Another problem of a single-payer system is its reliance on rigid budgets. This will results in the demand for health care exceeding supply that, in turn, leads to rationing available care by forcing people to wait for long periods. That is a big cost and there are plenty of examples in which people in Canada have died while waiting on lists for 6 months to a year. Preventive care will not be promoted more because most of the available resources are allocated to acute or urgent care. In a single-payer system, however, there are limitations on budgets and prices which can limit the tasks performed by providers because no one is going to do additional tasks for which they will not be paid. Also there will be limitation to the ability of nurses to expand their practice in all settings. Under fixed and tight budgets, it will be difficult for the employers to increase wages in response to changing economic conditions. This could result in shortage of nurses, which will eventually negatively affect the willingness of many people to go into the nursing profession as alternative professions become more attractive financially. It is highly likely a single-payer system would lead to de-facto wage controls in the health care system, and the nursing profession would derive little benefit economically in addition to limited opportunities to advance professionally. Also the income disparity between medical specialties will shrink.
Another argument against single payer is that if physicians are paid according to fee-for-service, there may be no incentive for doctors to try and control costs. Earlier, Managed Care became more prominent because physicians were unable to control their costs. Having the government reimburse physicians on a fee-for-service basis may encourage exploitation of the system. Lastly, it may not be easy to change some of the negative perceptions Americans have about a single-payer health care system, long lines, inefficient bureaucracy, restricted choice, and lack of quality care are some of the inaccurate complaints against single-payer systems. Government control of the health care system makes the rationing problem worse as governments attempt to slow the use of services by limiting access to modern medical technology. Under government management, both efficiency and quality of patient care steadily deteriorate.

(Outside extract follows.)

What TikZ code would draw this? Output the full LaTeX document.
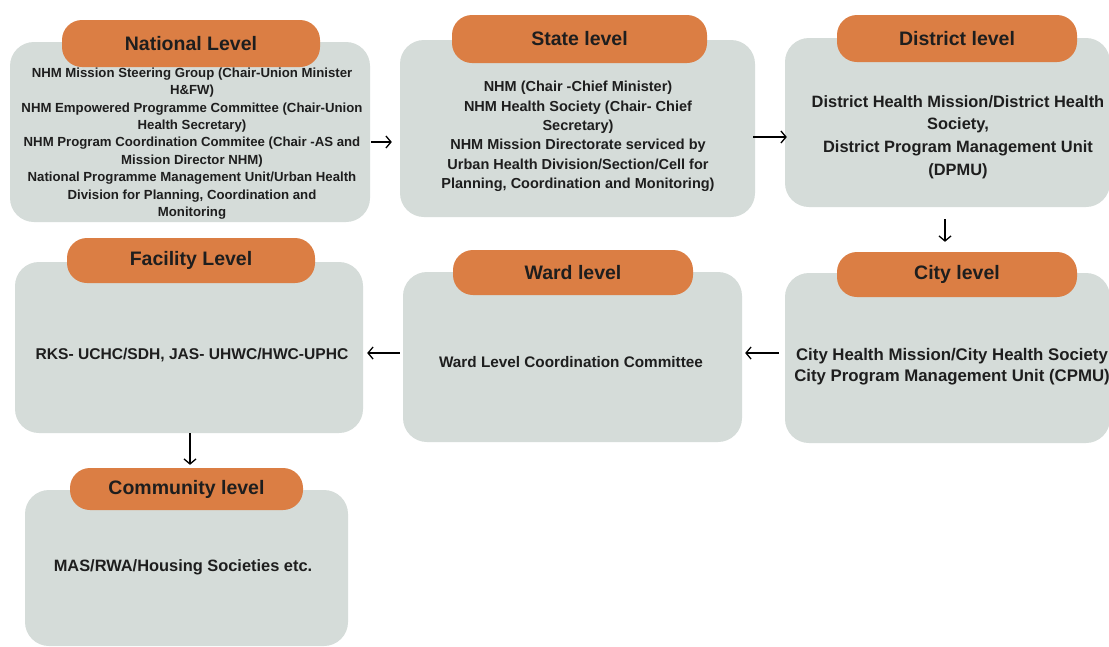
\documentclass[tikz,border=0pt]{standalone}
\usepackage{fontspec}
\setmainfont{Liberation Sans}
\usetikzlibrary{arrows.meta,calc}
\definecolor{boxgrey}{HTML}{D5DCD9}
\definecolor{pillorange}{HTML}{DB7E44}
\definecolor{txt}{HTML}{1E1E1E}
\tikzset{
  greybox/.style={fill=boxgrey, draw=none, rounded corners=24pt, inner sep=0pt},
  pill/.style={fill=pillorange, draw=none, rounded corners=20pt, inner sep=0pt, text=txt, font=\bfseries\fontsize{19.5}{22}\selectfont},
  body/.style={text=txt, align=center, inner sep=0pt},
  arr/.style={-{Straight Barb[length=5pt,width=12pt,line width=1.3pt]}, line width=1.5pt, black}
}
\begin{document}
\begin{tikzpicture}[x=1pt,y=-1pt]
\clip (0,0) rectangle (1109,646);
\fill[white] (0,0) rectangle (1109,646);
% grey boxes
\node[greybox, minimum width=360pt, minimum height=180pt] (nat) at (190,132) {};
\node[greybox, minimum width=355pt, minimum height=177pt] (state) at (577.5,128.5) {};
\node[greybox, minimum width=325pt, minimum height=169pt] (dist) at (947.5,122.5) {};
\node[greybox, minimum width=325pt, minimum height=170pt] (city) at (947.5,358) {};
\node[greybox, minimum width=339pt, minimum height=170pt] (ward) at (572.5,357) {};
\node[greybox, minimum width=348pt, minimum height=171pt] (fac) at (189,347.5) {};
\node[greybox, minimum width=323pt, minimum height=156pt] (comm) at (186.5,568) {};
% pills
\node[pill, minimum width=258pt, minimum height=47pt] (natP) at (191,43.5) {National Level};
\node[pill, minimum width=255pt, minimum height=48pt] (stateP) at (579.5,39) {State level};
\node[pill, minimum width=240pt, minimum height=47pt] (distP) at (957,38.5) {District level};
\node[pill, minimum width=240pt, minimum height=45pt] (cityP) at (957,274.5) {City level};
\node[pill, minimum width=240pt, minimum height=45pt] (wardP) at (573,272.5) {Ward level};
\node[pill, minimum width=248pt, minimum height=45pt] (facP) at (191,260.5) {Facility Level};
\node[pill, minimum width=233pt, minimum height=42pt] (commP) at (186.5,489) {Community level};
% body texts
\node[body, font=\bfseries\fontsize{13.2}{17.4}\selectfont] (natT) at (192,143.5) {NHM Mission Steering Group (Chair-Union Minister\\H\&FW)\\NHM Empowered Programme Committee (Chair-Union\\Health Secretary)\\NHM Program Coordination Commitee (Chair -AS and\\Mission Director NHM)\\National Programme Management Unit/Urban Health\\Division for Planning, Coordination and\\Monitoring};
\node[body, font=\bfseries\fontsize{14.5}{19.4}\selectfont] (stateT) at (578,136.5) {NHM (Chair -Chief Minister)\\NHM Health Society (Chair- Chief\\Secretary)\\NHM Mission Directorate serviced by\\Urban Health Division/Section/Cell for\\Planning, Coordination and Monitoring)};
\node[body, font=\bfseries\fontsize{16.4}{22.7}\selectfont] (distT) at (958,137) {District Health Mission/District Health\\Society,\\District Program Management Unit\\(DPMU)};
\node[body, font=\bfseries\fontsize{16.8}{21}\selectfont] (cityT) at (952,366.5) {City Health Mission/City Health Society\\City Program Management Unit (CPMU)};
\node[body, font=\bfseries\fontsize{15.3}{18}\selectfont] (wardT) at (571,362) {Ward Level Coordination Committee};
\node[body, font=\bfseries\fontsize{15.6}{18}\selectfont] (facT) at (192,355) {RKS- UCHC/SDH, JAS- UHWC/HWC-UPHC};
\node[body, font=\bfseries\fontsize{16.4}{18}\selectfont] (commT) at (183,567) {MAS/RWA/Housing Societies etc.};
% connectors
\draw[arr] ($(nat.east)+(1,10)$) -- ($(state.west)+(-8,13.5)$);
\draw[arr] ($(state.east)+(-2,8.5)$) -- ($(dist.west)+(2,14.5)$);
\draw[arr] ($(dist.south)+(-2.5,12)$) -- ($(cityP.north)+(-12,-10)$);
\draw[arr] ($(city.west)+(-6,-5)$) -- ($(ward.east)+(3,-4)$);
\draw[arr] ($(ward.west)+(-3,-4)$) -- ($(fac.east)+(4,5.5)$);
\draw[arr] ($(fac.south)+(1,0)$) -- ($(commP.north)+(3.5,-3)$);
\end{tikzpicture}
\end{document}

This primer has endeavored to articulate the nature and advantages of a single payer system. Solutions that achieve universal health care through mechanisms that build on the current system of for-profit employer-based insurance, while potentially beneficial, do not achieve the philosophical purity, administrative simplification, or cost control potential that a single payer system achieves. Single payer, however, has significant potential disadvantages that must be addressed. Although many of the disadvantages can be avoided through proper management of the system (e.g. funding the system at a very high level and insuring adequate capacity), others represent true tradeoffs that the American public must debate in its mind. The time for such debates is now. In the current system, insurance companies have a financial incentive to avoid insuring the people who need it the most, which means that more and more Americans suffer every year. It is only a matter of time before some type of reform takes place, and single payer should be a reform option that should be seriously considered.